L’abrogation de mars a soutenu les efforts du gouvernement de droite et religieux pour légaliser un avant-poste sauvage qui occupe actuellement le site de Homesh et une yeshiva qui y a été construite, et que des militants ont tenté à plusieurs reprises de rétablir depuis 2005. Au fil des ans, les autorités ont fréquemment démoli les structures du site.

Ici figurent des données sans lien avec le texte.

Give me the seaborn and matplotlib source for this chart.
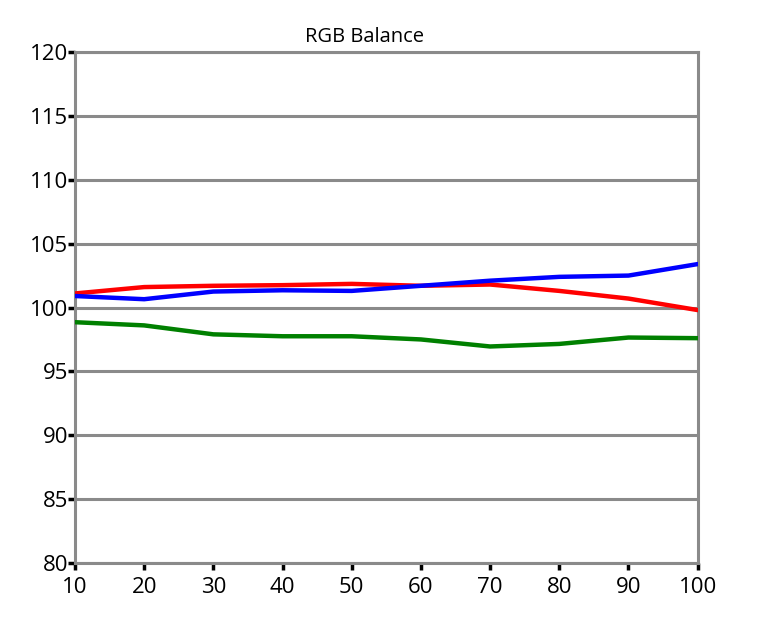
import pandas as pd
import matplotlib
matplotlib.use("Agg")
import matplotlib.pyplot as plt
import seaborn as sns

# Data
levels = [10, 20, 30, 40, 50, 60, 70, 80, 90, 100]
red = [101.1, 101.6, 101.7, 101.75, 101.85, 101.7, 101.8, 101.3, 100.7, 99.8]
green = [98.85, 98.6, 97.9, 97.75, 97.75, 97.5, 96.95, 97.15, 97.65, 97.6]
blue = [100.9, 100.65, 101.25, 101.35, 101.3, 101.7, 102.1, 102.4, 102.5, 103.4]
yticks = [80, 85, 90, 95, 100, 105, 110, 115, 120]

df = pd.DataFrame({
    'Level': levels * 3,
    'Value': red + green + blue,
    'Channel': ['Red'] * 10 + ['Green'] * 10 + ['Blue'] * 10,
})

sns.set_style("white")
plt.rcParams['font.family'] = ['Open Sans', 'DejaVu Sans']
plt.rcParams['text.color'] = 'black'

fig = plt.figure(figsize=(7.65, 6.23), dpi=100)
ax = fig.add_axes([0.098, 0.0963, 0.814, 0.8202])

# gridlines first so lines sit on top
for y in yticks:
    ax.axhline(y, color='#8a8a8a', lw=2.2, zorder=1)

sns.lineplot(data=df, x='Level', y='Value', hue='Channel',
             palette={'Red': '#ff0000', 'Green': '#008000', 'Blue': '#0000ff'},
             linewidth=3.2, legend=False, ax=ax, zorder=3)

ax.set_xlim(10, 100)
ax.set_ylim(80, 120)
ax.set_xticks(levels)
ax.set_yticks(yticks)
ax.set_xlabel('')
ax.set_ylabel('')
ax.set_title('RGB Balance', fontsize=14.5, pad=7, color='black', x=0.465)

for s in ax.spines.values():
    s.set_color('#8a8a8a')
    s.set_linewidth(2.2)

ax.tick_params(axis='both', which='both', direction='out', length=5, width=2.5,
               color='black', labelcolor='black', labelsize=16, left=True, bottom=True)
ax.tick_params(axis='y', pad=0)
ax.tick_params(axis='x', pad=5)

fig.savefig('out.png', dpi=100)
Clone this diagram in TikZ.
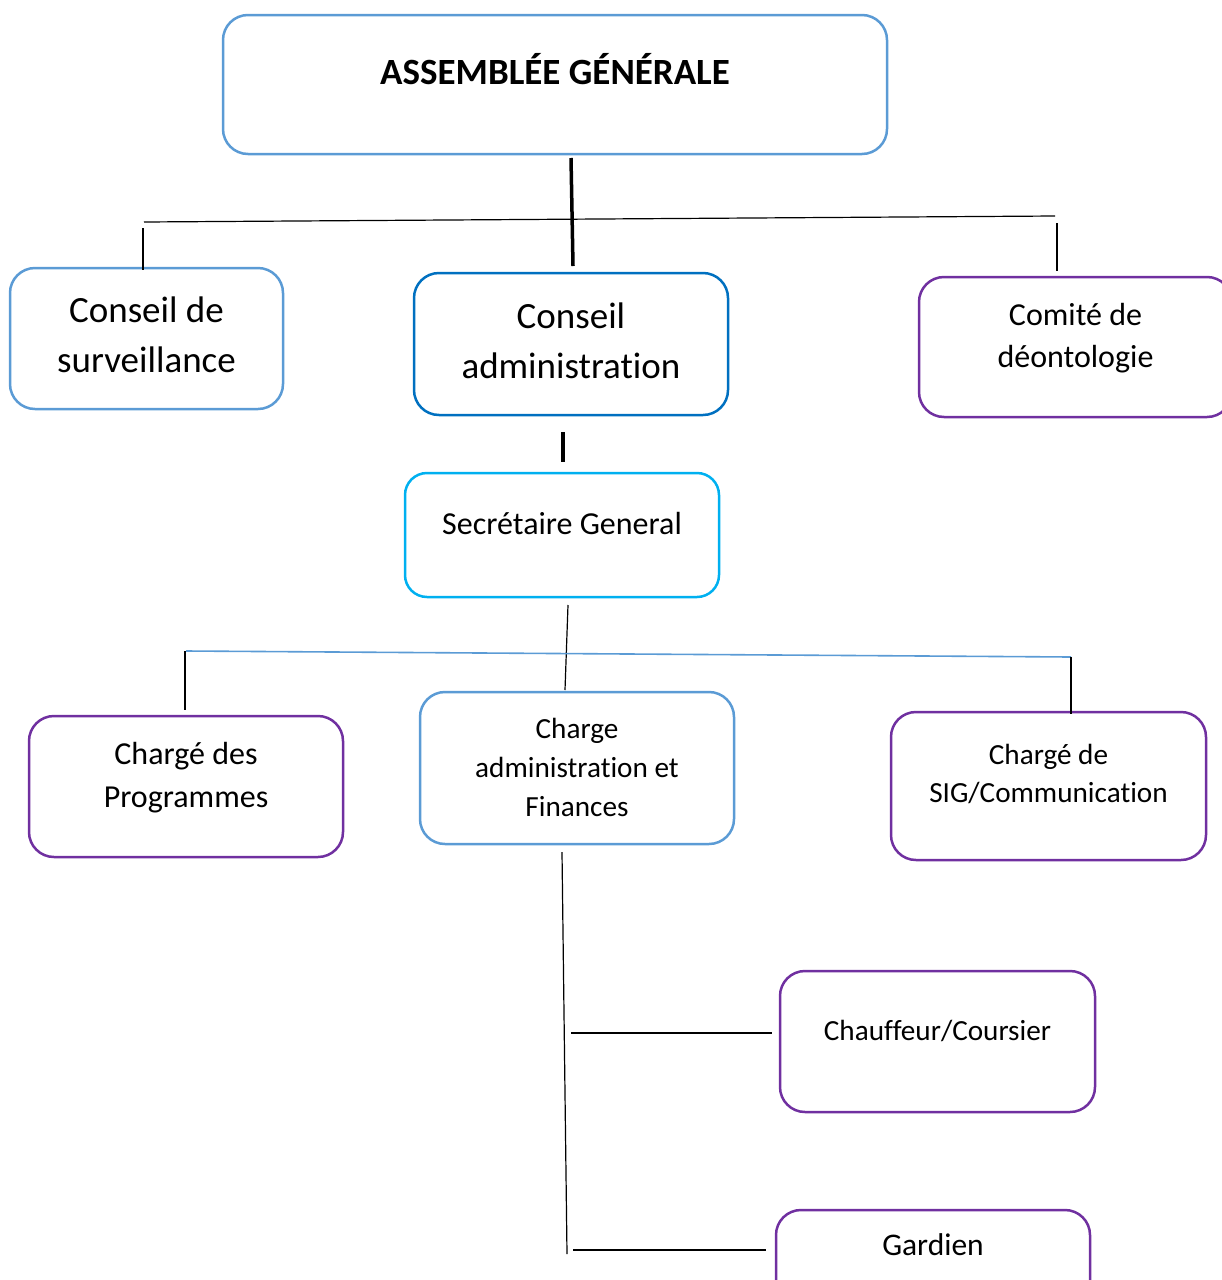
\documentclass[tikz,border=0pt]{standalone}
\usepackage{fontspec}
\setmainfont[Ligatures={NoCommon,NoContextual}]{Carlito}
\usepackage{xcolor}
\usetikzlibrary{positioning}
\definecolor{lightblue}{HTML}{5B9BD5}
\definecolor{darkblue}{HTML}{0070C0}
\definecolor{cyanblue}{HTML}{00B0F0}
\definecolor{orgpurple}{HTML}{7030A0}

\begin{document}
\begin{tikzpicture}[x=1pt, y=-1pt,
    box/.style={draw=#1, line width=2.5pt, rounded corners=25pt, inner sep=0pt},
    txt/.style={align=center, inner sep=0pt, anchor=north},
    link/.style={line width=1.2pt},
    trunk/.style={line width=3.5pt}]
    \useasboundingbox (0,0) rectangle (1222,1280);
    \clip (0,0) rectangle (1222,1280);

    \node[box=lightblue, minimum width=664pt, minimum height=139pt] (ag) at (555,84.5) {};
    \node[box=lightblue, minimum width=273pt, minimum height=141pt] (cs) at (146.5,338.5) {};
    \node[box=darkblue, minimum width=314pt, minimum height=142pt] (ca) at (571,344) {};
    \node[box=orgpurple, minimum width=313pt, minimum height=140pt] (cd) at (1075.5,347) {};
    \node[box=cyanblue, rounded corners=22pt, minimum width=314pt, minimum height=124pt] (sg) at (562,535) {};
    \node[box=orgpurple, minimum width=314pt, minimum height=141pt] (cp) at (186,786.5) {};
    \node[box=lightblue, minimum width=314pt, minimum height=152pt] (caf) at (577,768) {};
    \node[box=orgpurple, minimum width=315pt, minimum height=148pt] (sig) at (1048.5,786) {};
    \node[box=orgpurple, minimum width=315pt, minimum height=141pt] (ch) at (937.5,1041.5) {};
    \node[box=orgpurple, minimum width=314pt, minimum height=140pt] (ga) at (933,1280) {};

    \node[txt, below=39pt of ag.north, font=\fontsize{37}{45}\selectfont\bfseries] (agtext) {ASSEMBLÉE GÉNÉRALE};
    \node[txt, below=30pt of cs.north, font=\fontsize{37}{50}\selectfont] (cstext) {Conseil de\\surveillance};
    \node[txt, below=31pt of ca.north, font=\fontsize{37}{50}\selectfont] (catext) {Conseil\\administration};
    \node[txt, below=27pt of cd.north, font=\fontsize{32}{42}\selectfont] (cdtext) {Comité de\\déontologie};
    \node[txt, below=40pt of sg.north, font=\fontsize{32}{40}\selectfont] (sgtext) {Secrétaire General};
    \node[txt, below=27pt of cp.north, font=\fontsize{32}{43}\selectfont] (cptext) {Chargé des\\Programmes};
    \node[txt, below=27pt of caf.north, font=\fontsize{29.2}{39}\selectfont] (caftext) {Charge\\administration et\\Finances};
    \node[txt, below=33pt of sig.north, font=\fontsize{29.2}{38}\selectfont] (sigtext) {Chargé de\\SIG/Communication};
    \node[txt, below=50pt of ch.north, font=\fontsize{29.2}{36}\selectfont] (chtext) {Chauffeur/Coursier};
    \node[txt, below=25pt of ga.north, font=\fontsize{31.5}{38}\selectfont] (gatext) {Gardien};

    \coordinate (agfoot) at (571,158);
    \coordinate (catop) at (573,266);
    \coordinate (busleft) at (144,222);
    \coordinate (busright) at (1055,216);
    \coordinate (csdrop) at (143,228);
    \coordinate (cstop) at (143,270);
    \coordinate (cddrop) at (1057,223);
    \coordinate (cdtop) at (1057,271);
    \coordinate (stubtop) at (563,432);
    \coordinate (stubfoot) at (563,462);
    \coordinate (sgfoot) at (568,605);
    \coordinate (caftop) at (565,690);
    \coordinate (staffleft) at (186,651);
    \coordinate (staffright) at (1071,657);
    \coordinate (cpdrop) at (185,651);
    \coordinate (cptop) at (185,710);
    \coordinate (sigdrop) at (1071,657);
    \coordinate (sigtop) at (1071,714);
    \coordinate (caffoot) at (562,852);
    \coordinate (spinefoot) at (567,1254);
    \coordinate (chstart) at (571,1033);
    \coordinate (chend) at (772,1033);
    \coordinate (gastart) at (573,1250);
    \coordinate (gaend) at (766,1250);

    \draw[trunk] (agfoot) -- (catop);
    \draw[link] (busleft) -- (busright);
    \draw[link] (csdrop) -- (cstop);
    \draw[link] (cddrop) -- (cdtop);
    \draw[trunk] (stubtop) -- (stubfoot);
    \draw[link] (sgfoot) -- (caftop);
    \draw[link, draw=lightblue, line width=1.6pt] (staffleft) -- (staffright);
    \draw[link] (cpdrop) -- (cptop);
    \draw[link] (sigdrop) -- (sigtop);
    \draw[link] (caffoot) -- (spinefoot);
    \draw[link] (chstart) -- (chend);
    \draw[link] (gastart) -- (gaend);
\end{tikzpicture}
\end{document}
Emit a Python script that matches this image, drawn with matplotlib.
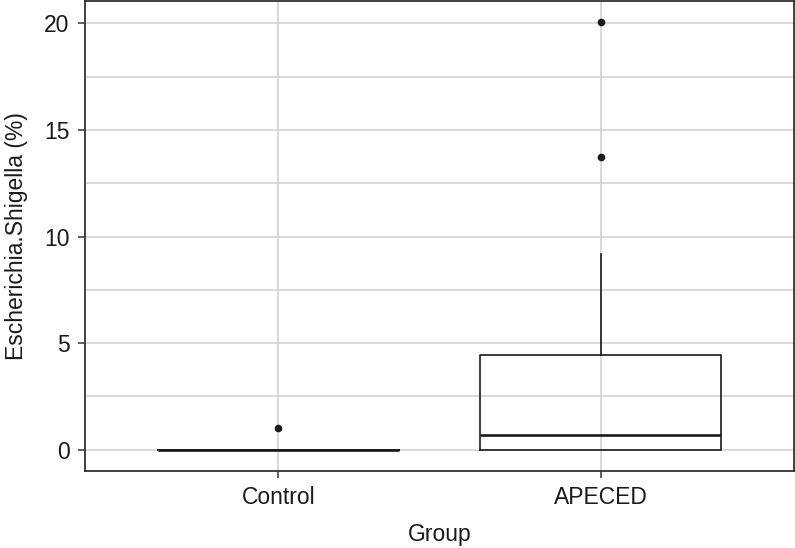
import matplotlib.pyplot as plt
import numpy as np

plt.rcParams['font.family'] = ['Liberation Sans', 'DejaVu Sans']

# Box summary values (%)
groups = ['Control', 'APECED']
q1 = [0.0, 0.0]
medians = [0.0, 0.68]
q3 = [0.0, 4.45]
whisker_low = [0.0, 0.0]
whisker_high = [0.0, 9.2]
outliers = [[1.02], [13.75, 20.05]]

stats = []
for i, g in enumerate(groups):
    stats.append(dict(label=g, med=medians[i], q1=q1[i], q3=q3[i],
                      whislo=whisker_low[i], whishi=whisker_high[i],
                      fliers=outliers[i]))

fig = plt.figure(figsize=(7.95, 5.48), dpi=100)
ax = fig.add_axes([85 / 795, 77 / 548, 709 / 795, 470 / 548])

positions = np.arange(1, len(groups) + 1)
ax.bxp(stats, positions=positions, widths=0.75, showcaps=False,
       boxprops=dict(color='#1a1a1a', linewidth=1.2),
       medianprops=dict(color='#1a1a1a', linewidth=1.9),
       whiskerprops=dict(color='#1a1a1a', linewidth=1.2),
       flierprops=dict(marker='o', markerfacecolor='#1a1a1a',
                       markeredgecolor='#1a1a1a', markersize=4.5),
       zorder=3)

ax.set_xlim(0.4, 2.6)
ax.set_ylim(-1.0, 21.05)
ax.set_yticks([0, 5, 10, 15, 20])
ax.set_yticks([2.5, 7.5, 12.5, 17.5], minor=True)
ax.set_xticks(positions)
ax.set_xticklabels(groups)

# light grey grid, minor lines between the y ticks
ax.grid(True, which='major', color='#d0d0d0', linewidth=1.1, zorder=0)
ax.grid(True, which='minor', axis='y', color='#d0d0d0', linewidth=1.1, zorder=0)
ax.set_axisbelow(True)

ax.tick_params(axis='both', which='major', length=5, width=1.1,
               color='#333333', labelsize=16.5, labelcolor='#1a1a1a', pad=6)
ax.tick_params(axis='y', which='minor', length=0)

for s in ax.spines.values():
    s.set_color('#333333')
    s.set_linewidth(1.3)

ax.set_xlabel('Group', fontsize=16.5, color='#1a1a1a', labelpad=10)
ax.set_ylabel('Escherichia.Shigella (%)', fontsize=16.5, color='#1a1a1a', labelpad=12)

plt.savefig('out.png', dpi=100)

Alors que la communauté internationale considère que toutes les implantations de Cisjordanie sont illégales, Israël fait une distinction entre les maisons construites et autorisées par le ministère de la Défense sur des terres appartenant à l’État, et les avant-postes illégaux construits sans les autorisations nécessaires, souvent sur des terres palestiniennes privées.
Homesh elle-même est construite en partie sur des terres palestiniennes privées, selon la Haute Cour.